The brute force solution for this is to take each vertex on the target mesh, then find the closest vertex on the source mesh before copying over the relevant vertex data.
However, this approach becomes exponentially slower to calculate as the vertex count rises on the source and/or target mesh.
The real problem to solve here is to try and achieve the same results the brute force approach gives but in a much qmore optimal way.
The solution I implemented was to initially do a mesh element matching pass i.e. run the same closest-neighbour approach but with elements instead of vertices.
Once there was an element correlation between the source and target meshes it was then just a matter of running the brute force approach but, this time, with a lot less vertices to check and match up.

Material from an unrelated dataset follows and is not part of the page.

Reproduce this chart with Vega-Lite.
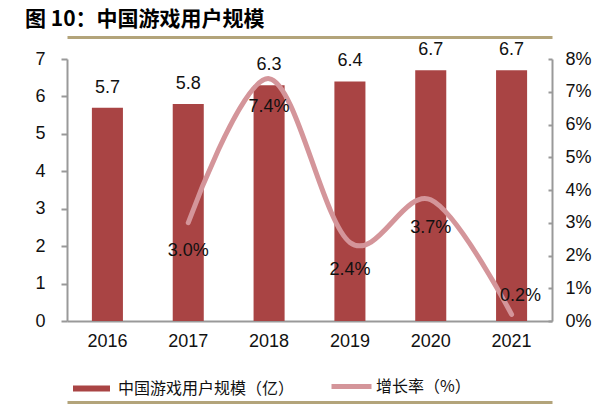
{
  "$schema": "https://vega.github.io/schema/vega-lite/v6.json",
  "autosize": {"type": "none"},
  "width": 485,
  "height": 262,
  "padding": {"left": 67, "top": 59, "right": 63, "bottom": 85},
  "background": "white",
  "title": {
    "text": "图 10：中国游戏用户规模",
    "anchor": "start",
    "frame": "group",
    "dx": -42,
    "offset": 7,
    "font": "Noto Sans CJK SC",
    "fontSize": 21,
    "fontWeight": "bold",
    "color": "#000000"
  },
  "data": {
    "values": [
      {"year": "2016", "users": 5.7, "growth": null},
      {"year": "2017", "users": 5.8, "growth": 0.030},
      {"year": "2018", "users": 6.3, "growth": 0.074},
      {"year": "2019", "users": 6.4, "growth": 0.024},
      {"year": "2020", "users": 6.7, "growth": 0.037},
      {"year": "2021", "users": 6.7, "growth": 0.002}
    ]
  },
  "config": {
    "view": {"stroke": null},
    "font": "Liberation Sans",
    "axis": {"grid": false, "labelFont": "Liberation Sans", "labelFontSize": 18, "labelColor": "#111111"}
  },
  "layer": [
    {
      "mark": {"type": "bar"},
      "encoding": {
        "x": {
          "field": "year",
          "type": "nominal",
          "sort": null,
          "scale": {"paddingInner": 0.616, "paddingOuter": 0.308},
          "axis": {
            "orient": "bottom",
            "title": null,
            "labelAngle": 0,
            "ticks": false,
            "domainColor": "#999999",
            "domainWidth": 2,
            "labelPadding": 11
          }
        },
        "y": {
          "field": "users",
          "type": "quantitative",
          "scale": {"domain": [0, 7], "nice": false},
          "axis": {
            "orient": "left",
            "title": null,
            "values": [0, 1, 2, 3, 4, 5, 6, 7],
            "domainColor": "#999999",
            "domainWidth": 2,
            "tickColor": "#999999",
            "tickWidth": 2,
            "tickSize": 6,
            "labelPadding": 16
          }
        },
        "fill": {
          "datum": "中国游戏用户规模（亿）",
          "scale": {"range": ["#A94444"]},
          "legend": {
            "orient": "none",
            "legendX": 6,
            "legendY": 311,
            "title": null,
            "padding": 0,
            "symbolType": "M-1,-0.16H1V0.16H-1Z",
            "symbolSize": 1369,
            "symbolStrokeWidth": 0,
            "labelFont": "Noto Sans CJK SC",
            "labelFontSize": 16,
            "labelColor": "#111111",
            "labelOffset": 8,
            "labelLimit": 400
          }
        }
      }
    },
    {
      "encoding": {
        "x": {
          "field": "year",
          "type": "nominal",
          "sort": null,
          "axis": {
            "orient": "top",
            "offset": 22,
            "title": null,
            "labels": false,
            "ticks": false,
            "domainColor": "#B3A47A",
            "domainWidth": 3
          }
        },
        "y": {
          "field": "growth",
          "type": "quantitative",
          "scale": {"domain": [0, 0.08], "nice": false},
          "axis": {
            "orient": "right",
            "title": null,
            "values": [0, 0.01, 0.02, 0.03, 0.04, 0.05, 0.06, 0.07, 0.08],
            "format": ".0%",
            "domainColor": "#999999",
            "domainWidth": 2,
            "tickColor": "#999999",
            "tickWidth": 2,
            "tickSize": -4,
            "labelPadding": 17
          }
        }
      },
      "transform": [{"filter": "datum.growth != null"}],
      "layer": [
        {
          "mark": {"type": "line", "interpolate": "cardinal", "strokeWidth": 5, "strokeCap": "round"},
          "encoding": {
            "stroke": {
              "datum": "增长率（%）",
              "scale": {"range": ["#D4959A"]},
              "legend": {
                "orient": "none",
                "legendX": 262,
                "legendY": 305,
                "title": null,
                "padding": 0,
                "symbolType": "stroke",
                "symbolSize": 1600,
                "symbolStrokeWidth": 5,
                "labelFont": "Noto Sans CJK SC",
                "labelFontSize": 16,
                "labelColor": "#111111",
                "labelOffset": 2,
                "labelLimit": 400
              }
            }
          }
        },
        {
          "transform": [{"filter": "datum.year != '2021'"}],
          "mark": {"type": "text", "fontSize": 18, "baseline": "middle", "dy": 28, "color": "#111111"},
          "encoding": {"text": {"field": "growth", "format": ".1%"}}
        },
        {
          "transform": [{"filter": "datum.year == '2021'"}],
          "mark": {"type": "text", "fontSize": 18, "baseline": "middle", "dy": -18, "dx": 9, "color": "#111111"},
          "encoding": {"text": {"field": "growth", "format": ".1%"}}
        }
      ]
    },
    {
      "mark": {"type": "text", "fontSize": 18, "baseline": "middle", "dy": -20, "color": "#111111"},
      "encoding": {
        "x": {
          "field": "year",
          "type": "nominal",
          "sort": null,
          "axis": {
            "orient": "bottom",
            "offset": 81,
            "title": null,
            "labels": false,
            "ticks": false,
            "domainColor": "#B3A47A",
            "domainWidth": 3
          }
        },
        "y": {
          "field": "users",
          "type": "quantitative",
          "scale": {"domain": [0, 7], "nice": false},
          "axis": null
        },
        "text": {"field": "users", "type": "quantitative", "format": ".1f"}
      }
    }
  ],
  "resolve": {
    "scale": {"y": "independent"},
    "axis": {"x": "independent", "y": "independent"}
  }
}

Select Occluded Faces Tool

During my time on Total War: Three Kingdoms a request came in from the art team to have a 3ds Max tool which would select all hidden faces on a mesh.
This surprisingly turned out to be a very interesting problem to solve. On the surface, it deceptively appeared to be a simple solve but in reality it was quite complex and required some creative ideas to solve it.
I tried a number of ideas, from voxelising the mesh, to firing rays out from each face to calculate whether they're covered by other parts of the geometry, but both didn't give accurate results and/or would take far too long to calculate.
The final chosen solution first involved ensuring the mesh was automatically UV unwrapped so each face had a unique area allocated to it on a texture page.
The second stage was to the render out an ambient occlusion map.
Once the AO map had been created it was just a simple matter of going through each triangle and checking to see if all the AO pixels covering it were black. If they were then it was safe to assume the face was fully hidden (occluded) and therefore could be added to the final occluded face selection.
The tool also offered the option to adjust the accuracy level. This just meant it would give more leniency when checking if all the pixels were black on each triangle i.e. pixels lighter than pure black.
There was also another option to pick a 'terrain' mesh. This would be a grid grid with height offsets. Any faces from the selected mesh which fell under this terrain mesh would also be included in the final occluded face selection.

Quad LOD

One unpopular but necessary area of 3d asset development is the creation of mesh LODs.
Due to the custom normals style direction for Alien: Isolation (see Normal Align Tool post ) the usual 3rd party / 3ds Max inbuilt LOD auto-generation tools weren't up to generating acceptable LODs - especially on the hard surface meshes.
However, the familiar custom normals used across the Alien: Isolation 3d asset meshes created a window of opportunity to create a tool specifically focused on creating cleaner LODs using this extra available information.
I have always enjoyed the challenge of resolving complex problems like this and really enjoyed the challenge of creating a tool to creating better results compared to the 3rd party alternatives at the time.
Quad LOD first identified where normals had be altered on a mesh. This then gave a indication of where the chamfer geometry existed on the mesh. As this geometry served as detailed information the player would only really appreciate and see up close the tool would remove these chamfers and switch them out for a hard edge.
The second pass was for Quad LOD to identify edge loops which defined a subtle curved surface. Once it had identifed these it would then remove every other edge loop across the surfaces to effectively reduce the geometry whilst maintaining the overall silhouette and form.
Overall Quad LOD was able to generate clean resulting LODs which weren't dissimilar to what an artist would create. This gave the extra advantage of offering further manual edits to the LOD meshes if required.